> _Aim_
Copy the lines below as they are; omit the images they contain.
━━━━━━━━━━
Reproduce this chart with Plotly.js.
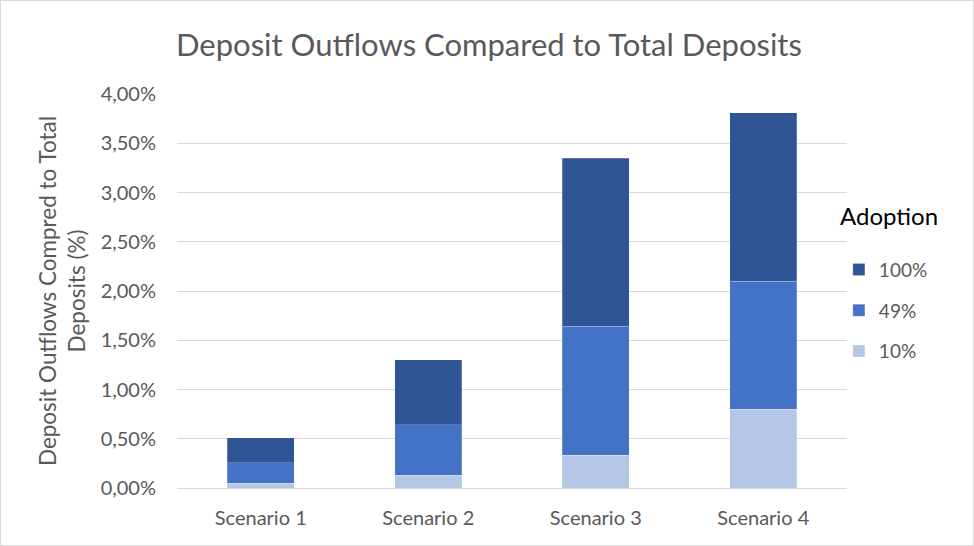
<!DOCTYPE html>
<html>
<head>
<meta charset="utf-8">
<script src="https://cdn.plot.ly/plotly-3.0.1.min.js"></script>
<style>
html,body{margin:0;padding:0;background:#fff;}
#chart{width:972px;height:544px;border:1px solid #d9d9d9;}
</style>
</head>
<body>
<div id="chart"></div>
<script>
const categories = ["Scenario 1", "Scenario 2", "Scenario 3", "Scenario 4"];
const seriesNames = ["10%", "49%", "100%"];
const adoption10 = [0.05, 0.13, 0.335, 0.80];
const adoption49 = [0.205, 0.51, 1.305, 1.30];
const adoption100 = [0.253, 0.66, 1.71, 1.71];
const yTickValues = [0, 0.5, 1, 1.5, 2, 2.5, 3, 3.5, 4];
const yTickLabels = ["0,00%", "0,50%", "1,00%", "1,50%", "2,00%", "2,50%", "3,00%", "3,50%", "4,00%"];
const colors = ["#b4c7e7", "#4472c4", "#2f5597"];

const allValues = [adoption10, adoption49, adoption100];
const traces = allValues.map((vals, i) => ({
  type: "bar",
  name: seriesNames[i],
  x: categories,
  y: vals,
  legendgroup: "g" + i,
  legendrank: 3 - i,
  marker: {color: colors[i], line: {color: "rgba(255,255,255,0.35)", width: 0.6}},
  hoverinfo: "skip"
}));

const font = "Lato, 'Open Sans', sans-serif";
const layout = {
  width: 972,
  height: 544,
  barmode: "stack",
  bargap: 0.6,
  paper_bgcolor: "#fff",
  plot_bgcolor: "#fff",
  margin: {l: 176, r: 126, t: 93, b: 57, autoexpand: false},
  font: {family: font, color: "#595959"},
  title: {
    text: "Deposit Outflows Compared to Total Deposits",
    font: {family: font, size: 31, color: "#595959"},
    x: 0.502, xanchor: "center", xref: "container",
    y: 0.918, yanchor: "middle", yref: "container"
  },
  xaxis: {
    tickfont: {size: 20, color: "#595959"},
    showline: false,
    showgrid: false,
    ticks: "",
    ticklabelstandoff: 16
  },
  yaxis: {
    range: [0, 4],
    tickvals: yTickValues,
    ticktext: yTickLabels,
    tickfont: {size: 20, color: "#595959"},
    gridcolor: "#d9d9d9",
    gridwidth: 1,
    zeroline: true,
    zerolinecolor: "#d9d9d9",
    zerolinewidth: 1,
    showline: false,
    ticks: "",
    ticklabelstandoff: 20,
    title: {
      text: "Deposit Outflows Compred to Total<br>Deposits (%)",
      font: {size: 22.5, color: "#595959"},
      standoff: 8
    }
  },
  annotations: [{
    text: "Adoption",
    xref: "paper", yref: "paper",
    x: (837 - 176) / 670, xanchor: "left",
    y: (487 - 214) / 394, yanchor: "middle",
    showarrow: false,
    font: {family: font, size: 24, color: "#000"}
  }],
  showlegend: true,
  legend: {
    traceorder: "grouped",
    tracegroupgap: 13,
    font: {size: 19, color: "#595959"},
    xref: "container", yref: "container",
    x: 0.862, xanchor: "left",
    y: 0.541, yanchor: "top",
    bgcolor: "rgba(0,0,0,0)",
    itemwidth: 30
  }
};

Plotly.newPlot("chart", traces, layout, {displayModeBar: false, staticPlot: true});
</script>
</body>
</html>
━━━━━━━━━━
> _Task result_
Reproduce this chart with Plotly.js.
<!DOCTYPE html>
<html>
<head>
<meta charset="utf-8">
<script src="https://cdn.plot.ly/plotly-3.0.1.min.js"></script>
<style>
html,body{margin:0;padding:0;background:#fff;}
#chart{width:972px;height:544px;border:1px solid #d9d9d9;}
</style>
</head>
<body>
<div id="chart"></div>
<script>
const categories = ["Scenario 1", "Scenario 2", "Scenario 3", "Scenario 4"];
const seriesNames = ["10%", "49%", "100%"];
const adoption10 = [0.05, 0.13, 0.335, 0.80];
const adoption49 = [0.205, 0.51, 1.305, 1.30];
const adoption100 = [0.253, 0.66, 1.71, 1.71];
const yTickValues = [0, 0.5, 1, 1.5, 2, 2.5, 3, 3.5, 4];
const yTickLabels = ["0,00%", "0,50%", "1,00%", "1,50%", "2,00%", "2,50%", "3,00%", "3,50%", "4,00%"];
const colors = ["#b4c7e7", "#4472c4", "#2f5597"];

const allValues = [adoption10, adoption49, adoption100];
const traces = allValues.map((vals, i) => ({
  type: "bar",
  name: seriesNames[i],
  x: categories,
  y: vals,
  legendgroup: "g" + i,
  legendrank: 3 - i,
  marker: {color: colors[i], line: {color: "rgba(255,255,255,0.35)", width: 0.6}},
  hoverinfo: "skip"
}));

const font = "Lato, 'Open Sans', sans-serif";
const layout = {
  width: 972,
  height: 544,
  barmode: "stack",
  bargap: 0.6,
  paper_bgcolor: "#fff",
  plot_bgcolor: "#fff",
  margin: {l: 176, r: 126, t: 93, b: 57, autoexpand: false},
  font: {family: font, color: "#595959"},
  title: {
    text: "Deposit Outflows Compared to Total Deposits",
    font: {family: font, size: 31, color: "#595959"},
    x: 0.502, xanchor: "center", xref: "container",
    y: 0.918, yanchor: "middle", yref: "container"
  },
  xaxis: {
    tickfont: {size: 20, color: "#595959"},
    showline: false,
    showgrid: false,
    ticks: "",
    ticklabelstandoff: 16
  },
  yaxis: {
    range: [0, 4],
    tickvals: yTickValues,
    ticktext: yTickLabels,
    tickfont: {size: 20, color: "#595959"},
    gridcolor: "#d9d9d9",
    gridwidth: 1,
    zeroline: true,
    zerolinecolor: "#d9d9d9",
    zerolinewidth: 1,
    showline: false,
    ticks: "",
    ticklabelstandoff: 20,
    title: {
      text: "Deposit Outflows Compred to Total<br>Deposits (%)",
      font: {size: 22.5, color: "#595959"},
      standoff: 8
    }
  },
  annotations: [{
    text: "Adoption",
    xref: "paper", yref: "paper",
    x: (837 - 176) / 670, xanchor: "left",
    y: (487 - 214) / 394, yanchor: "middle",
    showarrow: false,
    font: {family: font, size: 24, color: "#000"}
  }],
  showlegend: true,
  legend: {
    traceorder: "grouped",
    tracegroupgap: 13,
    font: {size: 19, color: "#595959"},
    xref: "container", yref: "container",
    x: 0.862, xanchor: "left",
    y: 0.541, yanchor: "top",
    bgcolor: "rgba(0,0,0,0)",
    itemwidth: 30
  }
};

Plotly.newPlot("chart", traces, layout, {displayModeBar: false, staticPlot: true});
</script>
</body>
</html>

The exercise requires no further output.